Introduction

A bridge between Aseba and ROS

Aseba is an event-based architecture for real-time distributed control of mobile robots using a simple scripting language. Scripts are interpreted onboard of the robots’ microprocessors with minimal requirements (integer-only arithmetics). Tools such as Aseba Studio let users interact with Aseba. The official documentation is hosted at https://mobsya.github.io/aseba/about.html.

ROS is a set of open-source software libraries and tools to build robotic applications. ROS targets a broad range of platforms, from real-time controllers to personal computer. The official documentation is hosted at https://docs.ros.org.

Aseba and ROS are both distributed systems: nodes performs a task (like controlling a specific robot) and use specific protocols to exchange information with other nodes in the network.

The ROS node asebaros acts as a bridge between the Aseba and the ROS networks, passing back and forth information. This allows users to use ROS to program and interact with a robot that runs Aseba.

Note

This repository is a fork of the original ROS-Aseba by Stéphane Magnenat with several modifications to support new versions of ROS, multiple Aseba nodes and a larger set of functionalities. Branch master is the most similar to the original work and supports up to ROS1 melodic.

ROS Packages

The ros-aseba repository contains ROS tools to interface with a generic robot running Aseba:

  • asebaros: the implementation of the Aseba-ROS bridge

  • asebaros_msgs: interfaces for the Aseba-ROS bridge

  • asebaros_examples: examples of Aseba scripts and ROS launch files

The ros-thymio repository contains ROS tools to use the Thymio robot:

  • thymio_driver: a driver that pairs with asebaros to offer a ROS-conform interface to the Thymio

  • thymio_msgs: Thymio-specific interfaces used by thymio_driver

  • thymio_description: the 3D model of the Thymio robot

Use-cases

ROS-Aseba alone

Using asebaros you can interface ROS with one or more robots running Aseba nodes. You can access the Aseba node variables, send and receive Aseba events, and load Aseba scripts from ROS. The ROS interface mimics the Aseba interface: values are arrays of (16-bit) integers. The bridge translates data transparently between ROS and Aseba without modifying it. Using asebaros alone requires some understanding of Aseba.

ROS-Aseba with ROS-Thymio

ROS-Thymio uses a set of Thymio-specific Aseba scripts, a specific ROS node thymio_driver, and the generic interface from asebaros to provide a ROS-conform interface to all the actuators and sensors of the Thymio.

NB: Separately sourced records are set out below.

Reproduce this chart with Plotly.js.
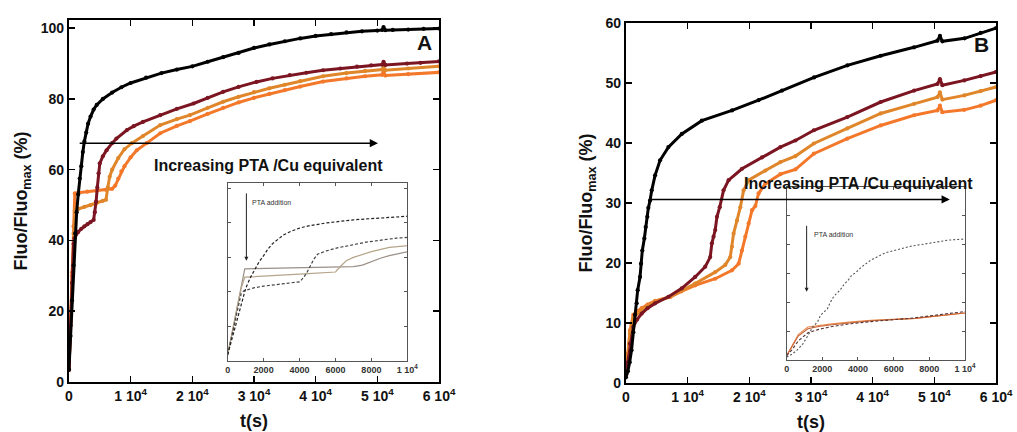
<!DOCTYPE html>
<html>
<head>
<meta charset="utf-8">
<script src="https://cdn.plot.ly/plotly-3.0.1.min.js"></script>
<style>html,body{margin:0;padding:0;background:#fff;}#chart{width:1017px;height:432px;}</style>
</head>
<body>
<div id="chart"></div>
<script>
// ---------- Panel A data ----------
const tBlackA = [0,250,500,750,1000,1250,1500,1750,2000,2250,2500,2800,3100,3500,4000,4500,5500,7000,8500,10000,12500,15000,17500,20000,22500,25000,27500,30000,32500,35000,37500,40000,42500,45000,47500,50000,50800,51000,51300,52500,55000,57500,60000];
const yBlackA = [3.5,13,23,33,42,48,53,57.5,61,65,68,70.5,73,75,77,78.3,80,81.8,83.3,84.5,86,87.3,88.3,89.2,90.5,91.8,93,94.4,95.4,96.3,97.1,97.8,98.3,98.8,99.1,99.3,99.5,100.3,99.4,99.5,99.6,99.8,99.9];

const tMaroonA = [0,250,500,750,900,1500,2000,2500,3000,3500,4000,4200,4400,4600,4800,5000,5500,6100,7000,7700,9400,10500,12000,14800,17500,20200,22500,25000,27500,30400,33000,35800,38500,41200,44000,46700,49000,50800,51000,51300,54800,57000,60000];
const yMaroonA = [3.5,16,28,39,40.6,42.4,43.3,44,44.6,45.2,45.8,48,51,55,59,61.8,63.8,65.5,67.5,68.8,71.2,72.3,73.5,75.4,77.2,78.7,80.3,82,83.4,84.8,85.8,86.7,87.4,88.1,88.6,89.1,89.5,89.7,90.5,89.6,90,90.2,90.6];

const tOrangeMidA = [0,250,500,750,950,1500,2500,3500,4500,5500,6000,6300,6600,7000,8000,9000,10200,12000,14800,17500,19600,22500,25000,27500,30000,32500,35000,37500,41200,45000,48000,50800,51000,51300,55000,60000];
const yOrangeMidA = [3.5,16,30,42,48.5,48.9,49.5,50,50.6,51.2,51.5,55,58,60,63.3,65.8,67.5,69.5,72.6,74.3,75.4,77.5,79.2,80.6,81.9,83,84,85,86.4,87.3,87.9,88.3,89,88.1,88.6,89.2];

const tOrangeLowA = [0,250,500,750,950,1500,3000,4500,6000,7000,7500,8000,8500,9000,10000,11000,12600,14800,17500,19600,22500,25000,27500,30000,32500,35000,37500,41200,45000,48000,50800,51000,51300,55000,60000];
const yOrangeLowA = [3.5,17,31,44,53.3,53.5,53.8,54,54.3,54.6,55.5,57.5,59.5,61,63.5,65.5,67.5,70.3,72.4,73.7,75.8,77.5,79,80.3,81.4,82.5,83.5,84.9,85.8,86.4,86.8,87.5,86.6,87,87.5];

// ---------- Panel B data ----------
const tBlackB = [0,300,600,900,1200,1460,1740,1900,2280,2440,2650,2980,3200,3460,3630,3900,4180,4720,5530,6880,9050,12300,17200,21500,25300,30500,35900,41300,46700,50500,50900,51300,54900,57500,60000];
const yBlackB = [1,2,3.5,5.5,8.5,11.4,13.3,15.5,17.7,19.9,22.1,24.1,26,27.7,29.2,30.4,32.1,34.6,37.1,39.3,41.5,43.7,45.4,47.1,48.7,50.9,52.9,54.5,55.9,57,57.8,56.9,57.4,58.3,59.1];

const tMaroonB = [0,300,650,1190,1800,2550,3500,4720,6880,9050,11220,12850,13660,13930,14200,14470,14750,15200,15820,16640,18810,22060,25040,27480,30460,35880,41300,46720,50500,50900,51300,54850,57500,60000];
const yMaroonB = [1.5,3.5,6.6,9.4,10.6,11.6,12.5,13.3,14.4,15.8,17.7,19.4,21,23.3,24.4,25.5,27.7,29.3,32.1,33.8,35.7,37.6,39.3,40.4,42.1,44.3,46.8,48.7,49.8,50.6,49.6,50.4,51.1,51.8];

const tOrangeMidB = [0,300,650,1190,1800,2550,3500,4720,7200,9000,11220,14470,16100,16910,17190,17450,18000,18540,19070,19890,22600,25040,27480,30460,35880,41300,46720,50500,50900,51300,54850,57500,60000];
const yOrangeMidB = [1.5,4.5,8.3,10.8,11.6,12.2,12.9,13.6,14.4,15.4,16.6,18.5,19.7,21,22.7,24.9,27.1,29.3,32.1,33.8,35.4,36.8,37.8,39.9,42.4,44.9,46.5,47.6,48.4,47.2,47.9,48.6,49.3];

const tOrangeLowB = [0,300,650,1190,1800,2550,3500,4720,7200,9000,11220,14470,17190,18270,18810,19350,19890,20440,20980,21500,22600,25040,27480,30460,35880,41300,46720,50500,50900,51300,54850,57500,60000];
const yOrangeLowB = [1.5,5,8.8,11.4,12,12.5,13.1,13.7,14.4,15.3,16.3,17.4,18.8,19.9,22.1,24.4,26.6,28.8,29.5,31.6,33.2,34.8,35.6,38.2,40.7,42.9,44.6,45.4,46.2,45.1,45.5,46.2,47.1];

// ---------- Tick labels ----------
const mainTickVals = [0,10000,20000,30000,40000,50000,60000];
const mainTickText = ['0','1 10<sup>4</sup>','2 10<sup>4</sup>','3 10<sup>4</sup>','4 10<sup>4</sup>','5 10<sup>4</sup>','6 10<sup>4</sup>'];
const insetTickVals = [0,2000,4000,6000,8000,10000];
const insetTickText = ['0','2000','4000','6000','8000','1 10<sup>4</sup>'];
const yTicksA = [0,20,40,60,80,100];
const yTicksB = [0,10,20,30,40,50,60];

const FONT = 'Liberation Sans, Arial, sans-serif';
const C_BLACK = '#000000', C_MAROON = '#7b1521', C_OMID = '#e0862a', C_OLOW = '#f4782a';

function mainTrace(t, y, color, xa, ya) {
  return {x: t, y: y, xaxis: xa, yaxis: ya, type: 'scatter', mode: 'lines+markers',
          line: {color: color, width: 3}, marker: {color: color, size: 4.2},
          showlegend: false, hoverinfo: 'skip'};
}
function insetTrace(t, y, color, dash, width, xa, ya) {
  return {x: t, y: y, xaxis: xa, yaxis: ya, type: 'scatter', mode: 'lines',
          line: {color: color, width: width, dash: dash}, showlegend: false, hoverinfo: 'skip'};
}

const data = [
  mainTrace(tOrangeLowA, yOrangeLowA, C_OLOW, 'x', 'y'),
  mainTrace(tOrangeMidA, yOrangeMidA, C_OMID, 'x', 'y'),
  mainTrace(tMaroonA, yMaroonA, C_MAROON, 'x', 'y'),
  mainTrace(tBlackA, yBlackA, C_BLACK, 'x', 'y'),
  mainTrace(tOrangeLowB, yOrangeLowB, C_OLOW, 'x2', 'y2'),
  mainTrace(tOrangeMidB, yOrangeMidB, C_OMID, 'x2', 'y2'),
  mainTrace(tMaroonB, yMaroonB, C_MAROON, 'x2', 'y2'),
  mainTrace(tBlackB, yBlackB, C_BLACK, 'x2', 'y2'),
  // inset A
  insetTrace(tOrangeLowA, yOrangeLowA, '#9a8f86', 'solid', 1.2, 'x3', 'y3'),
  insetTrace(tOrangeMidA, yOrangeMidA, '#b5a58a', 'solid', 1.2, 'x3', 'y3'),
  insetTrace(tMaroonA, yMaroonA, '#444444', '3px,2px', 1.2, 'x3', 'y3'),
  insetTrace(tBlackA, yBlackA, '#222222', '3px,2px', 1.2, 'x3', 'y3'),
  // inset B
  insetTrace(tOrangeLowB, yOrangeLowB, '#e8894a', 'solid', 1.1, 'x4', 'y4'),
  insetTrace(tOrangeMidB, yOrangeMidB, '#c8653a', 'solid', 1.1, 'x4', 'y4'),
  insetTrace(tMaroonB, yMaroonB, '#553333', '3px,2px', 1.1, 'x4', 'y4'),
  insetTrace(tBlackB, yBlackB, '#555555', '2px,2px', 1.1, 'x4', 'y4')
];

function mainX(domain, anchor) {
  return {domain: domain, anchor: anchor, range: [0, 60000], tickmode: 'array',
    tickvals: mainTickVals, ticktext: mainTickText, ticks: 'inside', ticklen: 6, tickwidth: 1.5,
    tickcolor: '#000', showline: true, linewidth: 2, linecolor: '#000', mirror: 'ticks',
    showgrid: false, zeroline: false, tickfont: {family: FONT, size: 14, weight: 'bold', color: '#111'},
    title: {text: 't(s)', font: {family: FONT, size: 18, weight: 'bold', color: '#111'}, standoff: 12}};
}
function mainY(domain, anchor, range, ticks) {
  return {domain: domain, anchor: anchor, range: range, tickmode: 'array', tickvals: ticks,
    ticks: 'inside', ticklen: 6, tickwidth: 1.5, tickcolor: '#000', showline: true, linewidth: 2,
    linecolor: '#000', mirror: 'ticks', showgrid: false, zeroline: false,
    tickfont: {family: FONT, size: 14, weight: 'bold', color: '#111'},
    title: {text: 'Fluo/Fluo<sub>max</sub> (%)', font: {family: FONT, size: 18, weight: 'bold', color: '#111'}, standoff: 8}};
}
function insetX(domain, anchor) {
  return {domain: domain, anchor: anchor, range: [0, 10000], tickmode: 'array',
    tickvals: insetTickVals, ticktext: insetTickText, ticks: 'inside', ticklen: 3, tickwidth: 1,
    tickcolor: '#555', showline: true, linewidth: 1, linecolor: '#555', mirror: 'ticks',
    showgrid: false, zeroline: false, tickfont: {family: FONT, size: 9, weight: 'bold', color: '#333'}};
}
function insetY(domain, anchor, range, ticks) {
  return {domain: domain, anchor: anchor, range: range, tickmode: 'array', tickvals: ticks,
    showticklabels: false, ticks: 'inside', ticklen: 3, tickwidth: 1, tickcolor: '#555',
    showline: true, linewidth: 1, linecolor: '#555', mirror: 'ticks', showgrid: false, zeroline: false};
}

const layout = {
  width: 1017, height: 432, margin: {l: 0, r: 0, t: 0, b: 0},
  paper_bgcolor: '#fff', plot_bgcolor: '#fff', showlegend: false,
  font: {family: FONT},
  xaxis: mainX([0.0678, 0.4317], 'y'),
  yaxis: mainY([0.1157, 0.9537], 'x', [0, 102.3], yTicksA),
  xaxis2: mainX([0.6155, 0.9794], 'y2'),
  yaxis2: mainY([0.1127, 0.9475], 'x2', [0, 60], yTicksB),
  xaxis3: insetX([0.2239, 0.4005], 'y3'),
  yaxis3: insetY([0.165, 0.5757], 'x3', [0, 103], yTicksA),
  xaxis4: insetX([0.7735, 0.9489], 'y4'),
  yaxis4: insetY([0.1667, 0.5678], 'x4', [0, 60], yTicksB),
  annotations: [
    {xref: 'x', yref: 'y', axref: 'x', ayref: 'y', x: 50100, y: 67.5, ax: 1500, ay: 67.5,
     text: '', showarrow: true, arrowhead: 2, arrowsize: 1.1, arrowwidth: 1.5, arrowcolor: '#000'},
    {xref: 'x', yref: 'y', x: 32300, y: 61.1, text: 'Increasing PTA /Cu equivalent', showarrow: false,
     font: {family: FONT, size: 16, weight: 'bold', color: '#111'}},
    {xref: 'x', yref: 'y', x: 57700, y: 96, text: 'A', showarrow: false,
     font: {family: FONT, size: 21, weight: 'bold', color: '#111'}},
    {xref: 'x2', yref: 'y2', axref: 'x2', ayref: 'y2', x: 52500, y: 30.6, ax: 3600, ay: 30.6,
     text: '', showarrow: true, arrowhead: 2, arrowsize: 1.1, arrowwidth: 1.5, arrowcolor: '#000'},
    {xref: 'x2', yref: 'y2', x: 37700, y: 33.2, text: 'Increasing PTA /Cu equivalent', showarrow: false,
     font: {family: FONT, size: 16, weight: 'bold', color: '#111'}},
    {xref: 'x2', yref: 'y2', x: 57700, y: 56.4, text: 'B', showarrow: false,
     font: {family: FONT, size: 21, weight: 'bold', color: '#111'}},
    {xref: 'x3', yref: 'y3', axref: 'x3', ayref: 'y3', x: 1040, y: 58, ax: 1040, ay: 98,
     text: '', showarrow: true, arrowhead: 2, arrowsize: 0.8, arrowwidth: 1, arrowcolor: '#222'},
    {xref: 'x3', yref: 'y3', x: 1250, y: 92, xanchor: 'left', text: 'PTA addition', showarrow: false,
     font: {family: FONT, size: 7, color: '#333'}},
    {xref: 'x4', yref: 'y4', axref: 'x4', ayref: 'y4', x: 1120, y: 23.6, ax: 1120, ay: 47,
     text: '', showarrow: true, arrowhead: 2, arrowsize: 0.8, arrowwidth: 1, arrowcolor: '#222'},
    {xref: 'x4', yref: 'y4', x: 1400, y: 43.3, xanchor: 'left', text: 'PTA addition', showarrow: false,
     font: {family: FONT, size: 7, color: '#333'}}
  ]
};

Plotly.newPlot('chart', data, layout, {staticPlot: true, displayModeBar: false});
</script>
</body>
</html>
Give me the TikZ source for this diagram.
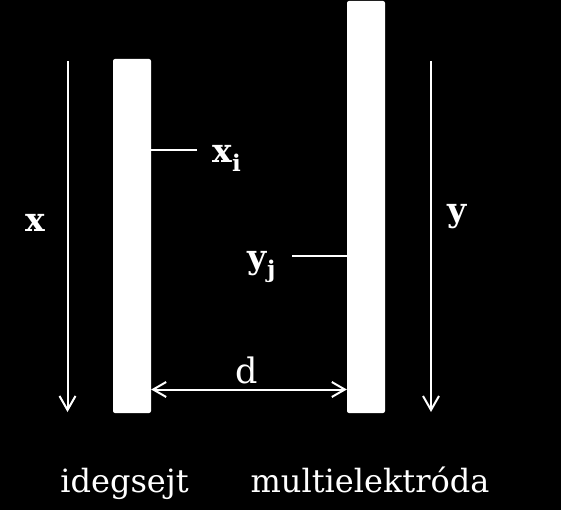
\documentclass[tikz,border=0pt]{standalone}
\usepackage{fontspec}
\setmainfont{DejaVu Serif}
\usetikzlibrary{arrows.meta}
\begin{document}
\begin{tikzpicture}[x=1pt,y=-1pt,
  bar/.style={fill=white,draw=none,rounded corners=2pt,minimum width=38pt,inner sep=0pt},
  lab/.style={text=white,inner sep=0pt,font=\fontsize{33}{36}\selectfont},
  captext/.style={text=white,inner sep=0pt,font=\fontsize{32}{36}\selectfont},
  axis/.style={white,line width=2pt,-{Straight Barb[length=14pt,width=16pt,line width=2pt]}},
  ptr/.style={white,line width=2pt},
  dim/.style={white,line width=2pt,{Straight Barb[length=13pt,width=15pt,line width=2pt]}-{Straight Barb[length=13pt,width=15pt,line width=2pt]}}]
\fill[black] (0,0) rectangle (561,510);
\useasboundingbox (0,0) rectangle (561,510);
% bars
\node[bar,minimum height=354pt] (lbar) at (132,236) {};
\node[bar,minimum height=412pt] (rbar) at (366,207) {};
% axes
\coordinate (xtop) at (67.5,61);
\coordinate (xbot) at (67.5,412);
\coordinate (ytop) at (431,61);
\coordinate (ybot) at (431,412);
\draw[axis] (xtop) -- (xbot);
\draw[axis] (ytop) -- (ybot);
\node[lab,anchor=base] (xl) at (35,232) {\textbf{x}};
\node[lab,anchor=base] (yl) at (457,222) {\textbf{y}};
% pointers
\node[lab,anchor=base west] (xi) at (212,163) {\textbf{x}\raisebox{-0.25em}{\fontsize{23}{24}\selectfont\textbf{i}}};
\node[lab,anchor=base west] (yj) at (247,269) {\textbf{y}\raisebox{-0.25em}{\fontsize{23}{24}\selectfont\textbf{j}}};
\coordinate (xiy) at (0,150);
\coordinate (yjy) at (0,255.5);
\coordinate (xiend) at (197,150);
\coordinate (yjend) at (292,255.5);
\draw[ptr] (xiend) -- (lbar.east |- xiy);
\draw[ptr] (yjend) -- (rbar.west |- yjy);
% distance
\coordinate (dy) at (0,389.5);
\draw[dim] (lbar.east |- dy) -- (rbar.west |- dy);
\node[lab,anchor=base,font=\fontsize{35}{36}\selectfont] (d) at (247,383) {d};
% captions
\node[captext,anchor=base] (c1) at (124.5,492) {idegsejt};
\node[captext,anchor=base] (c2) at (370,492) {multielektróda};
\end{tikzpicture}
\end{document}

For examples, let us look at the steps to get readings from the Thymio IR [proximity/range] sensors:

  1. ROS-Thymio loads a Thymio-specific Aseba script to (among other things) send out a notification when the proximity readings are updated

onevent prox
  emit proximity prox.horizontal
  1. The above Aseba event proximity is captured by asebaros, translated to a ROS message of type Event (storing the value of prox.horizontal in the field data), and published on the ROS topic aseba/events/proximity

# informally
asebaros_msgs/Event:
  data: [928, 3212, 2039, 1292, 1029, 0, 0]
  1. The Thymio ROS driver subscribes to the topic aseba/events/proximity, uses the data in the messages to compute a range in meters for the central sensor, and publishes this as message a type sensor_msgs/Range, which has an accurate semantic, on topics like proximity/center.

# informally
sensor_msgs/Range:
  radiation_type: 1
  field_of_view: 0.3
  min_range: 0.0215
  max_range: 0.14
  range: 0.0543
  1. Users programming an application-specific ROS node, may access aseba/events/proximity and/or proximity/center, depending if they want raw and/or processed data. Users may also re-use a generic ROS node for range sensing, i.e., to filter or display the readings, that works with any range sensor conforming to the sensor_msgs/Range interface.

More generally, asebaros provides raw, low-level data, while thymio_driver processed, high-level data. Users who do not need low-level data, can treat asebaros as a black-box and do not need to understand how asebaros or Aseba work. If this is your case, you can skip the documentation of ROS-Aseba and jump to ROS-Thymio: how it works.

ROS-Thymio alone

Users can use the Thymio model provided by ROS-Thymio to simulate a Thymio using Gazebo, which exposes a subset of the functionality of a real Thymio connected to thymio_driver.

Note

In order to interact with ROS nodes, you don’t need to install the packages that provide the executables (like asebaros or thymio_driver), but only the packages that provide the interfaces (like asebaros_msgs and thymio_msgs). For instance, if a Thymio is already connected to an asebaros node running on a PC in the same network, the user can interact with the robot from another PC without installing asebaros.